Explanation: For message, the binary expression + between a string (name) and a string literal results in a string. For canVote, the binary expression > between a number (age) and a number literal results in a boolean.

Example 3: Function Inference and Union Types

Input AST (simplified):
[
  {
    type: "VariableDeclaration",
    name: "processInput",
    initializer: {
      type: "FunctionDeclaration",
      name: "processInput",
      parameters: [
        { name: "input", typeAnnotation: { kind: "union", types: [{kind: "primitive", name: "string"}, {kind: "primitive", name: "number"}] } }
      ],
      body: [
        {
          type: "ReturnStatement", // Assume this exists, or inferred from last expression
          expression: {
            type: "ConditionalExpression",
            condition: { type: "BinaryExpression", operator: ">", left: { type: "Identifier", name: "input" }, right: { type: "Literal", value: 100 } },
            consequent: { type: "Literal", value: "Large Number" },
            alternate: { type: "Identifier", name: "input" }
          }
        }
      ]
    }
  }
]

Output:
{
  environment: Map {
    'processInput' => { // This would be a function type, simplified for this output
      kind: 'function',
      parameters: [ { name: 'input', type: { kind: 'union', types: [{ kind: 'primitive', name: 'string' }, { kind: 'primitive', name: 'number' }] } } ],
      returnType: { kind: 'union', types: [{ kind: 'primitive', name: 'string' }, { kind: 'primitive', name: 'number' }] }
    }
  },
  errors: []
}

Explanation: The processInput function is declared. Its parameter input is explicitly typed as string | number. Inside the function, a conditional expression is used. The consequent is a string literal, and the alternate is the input parameter itself. If input is a number and greater than 100, it returns "Large Number" (string). Otherwise, it returns input, which could be a string or a number.
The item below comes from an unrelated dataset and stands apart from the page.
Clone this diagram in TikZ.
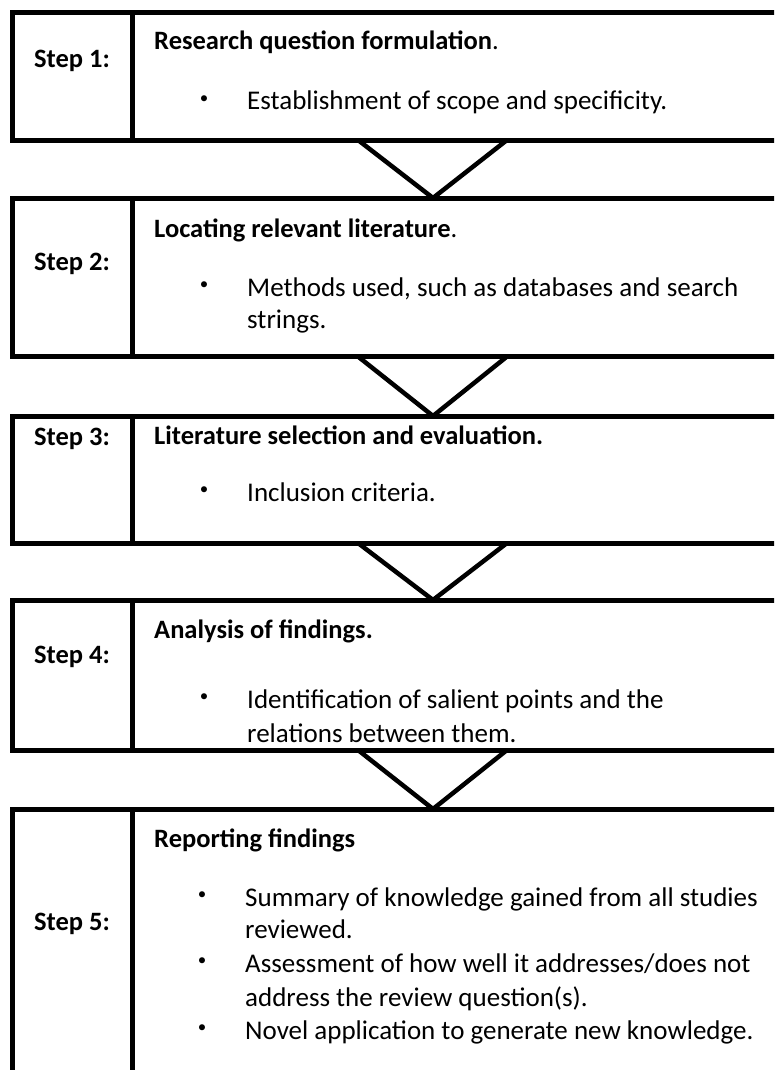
\documentclass[tikz,border=0pt]{standalone}
\usepackage{fontspec}
\setmainfont{Carlito}
\begin{document}
\begin{tikzpicture}[x=1pt,y=-1pt,
  stepbox/.style={draw=black,line width=5pt,rectangle,inner sep=0pt,outer sep=0pt,
    minimum width=790pt,anchor=north west},
  divider/.style={line width=5pt},
  chevron/.style={line width=4.5pt,line join=miter},
  steplabel/.style={font=\fontsize{26.5}{33}\selectfont\bfseries,anchor=base,inner sep=0pt},
  heading/.style={font=\fontsize{26.5}{33}\selectfont\bfseries,anchor=base west,inner sep=0pt},
  bodytext/.style={font=\fontsize{27}{33}\selectfont,anchor=base west,inner sep=0pt},
  bulletmark/.style={font=\fontsize{17}{20}\selectfont,anchor=center,inner sep=0pt}]
\useasboundingbox (0,0) rectangle (774,1070);
\clip (0,0) rectangle (774,1070);
\fill[white] (0,0) rectangle (774,1070);

% the five step boxes
\node[stepbox,minimum height=127.5pt] (b1) at (12,12.5) {};
\node[stepbox,minimum height=158.5pt] (b2) at (12,198) {};
\node[stepbox,minimum height=127pt]   (b3) at (12,416) {};
\node[stepbox,minimum height=150pt]   (b4) at (12,600) {};
\node[stepbox,minimum height=300pt]   (b5) at (12,809) {};

% column dividers
\foreach \b in {b1,b2,b3,b4,b5}
  \draw[divider] ([xshift=120pt]\b.north west) -- ([xshift=120pt]\b.south west);

% chevrons between consecutive steps
\foreach \a/\b in {b1/b2,b2/b3,b3/b4,b4/b5}
  \draw[chevron] ([xshift=346pt]\a.south west) -- ([xshift=421pt]\b.north west)
                 -- ([xshift=495pt]\a.south west);

% step labels
\node[steplabel] (s1) at (72,67.7) {Step 1:};
\node[steplabel] (s2) at (72,270) {Step 2:};
\node[steplabel] (s3) at (72,445) {Step 3:};
\node[steplabel] (s4) at (72,663) {Step 4:};
\node[steplabel] (s5) at (72,930) {Step 5:};

% step 1
\node[heading] (h1) at (154,49.5) {Research question formulation\mdseries.};
\node[bulletmark] (d11) at (204,99.5) {•};
\node[bodytext] (t11) at (247,110) {Establishment of scope and specificity.};

% step 2
\node[heading] (h2) at (154,237) {Locating relevant literature\mdseries.};
\node[bulletmark] (d21) at (204,285.5) {•};
\node[bodytext] (t21) at (247,296) {Methods used, such as databases and search};
\node[bodytext] (t22) at (247,328) {strings.};

% step 3
\node[heading] (h3) at (154,444) {Literature selection and evaluation.};
\node[bulletmark] (d31) at (204,490.5) {•};
\node[bodytext] (t31) at (247,501) {Inclusion criteria.};

% step 4
\node[heading] (h4) at (154,638) {Analysis of findings.};
\node[bulletmark] (d41) at (204,697.5) {•};
\node[bodytext] (t41) at (247,708) {Identification of salient points and the};
\node[bodytext] (t42) at (247,742) {relations between them.};

% step 5
\node[heading] (h5) at (154,847) {Reporting findings};
\node[bulletmark] (d51) at (202,895.5) {•};
\node[bodytext] (t51) at (245,906) {Summary of knowledge gained from all studies};
\node[bodytext] (t52) at (245,938) {reviewed.};
\node[bulletmark] (d52) at (202,961.5) {•};
\node[bodytext] (t53) at (245,972) {Assessment of how well it addresses/does not};
\node[bodytext] (t54) at (245,1006) {address the review question(s).};
\node[bulletmark] (d53) at (202,1028.5) {•};
\node[bodytext] (t55) at (245,1039) {Novel application to generate new knowledge.};
\end{tikzpicture}
\end{document}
The union of these possible return types (string and number) becomes the inferred return type of the function.

Constraints

The input will be a valid, simplified AST structure representing TypeScript code.
You will only need to infer types for the constructs explicitly mentioned (variables, basic expressions, functions, unions, generics).
Focus on the core inference logic; intricate error handling and recovery are not primary concerns for this challenge.
Performance is not a critical bottleneck, but aim for a reasonably efficient algorithm.

Notes

Consider how you will represent function types and generic instantiations in your Type system.
You'll need to implement rules for type compatibility and potentially a unification algorithm.
Start with simpler cases (primitives, assignments) and gradually add complexity (functions, unions).
Think about the flow of information: how types are passed into functions, how they are inferred within function bodies, and how they are returned.
For function inference, you'll need to:
- Infer parameter types if not provided.
- Infer the return type by analyzing all possible return paths.
- Create a function type in your type system.
For generic types, you'll need a way to represent type parameters and infer them based on usage.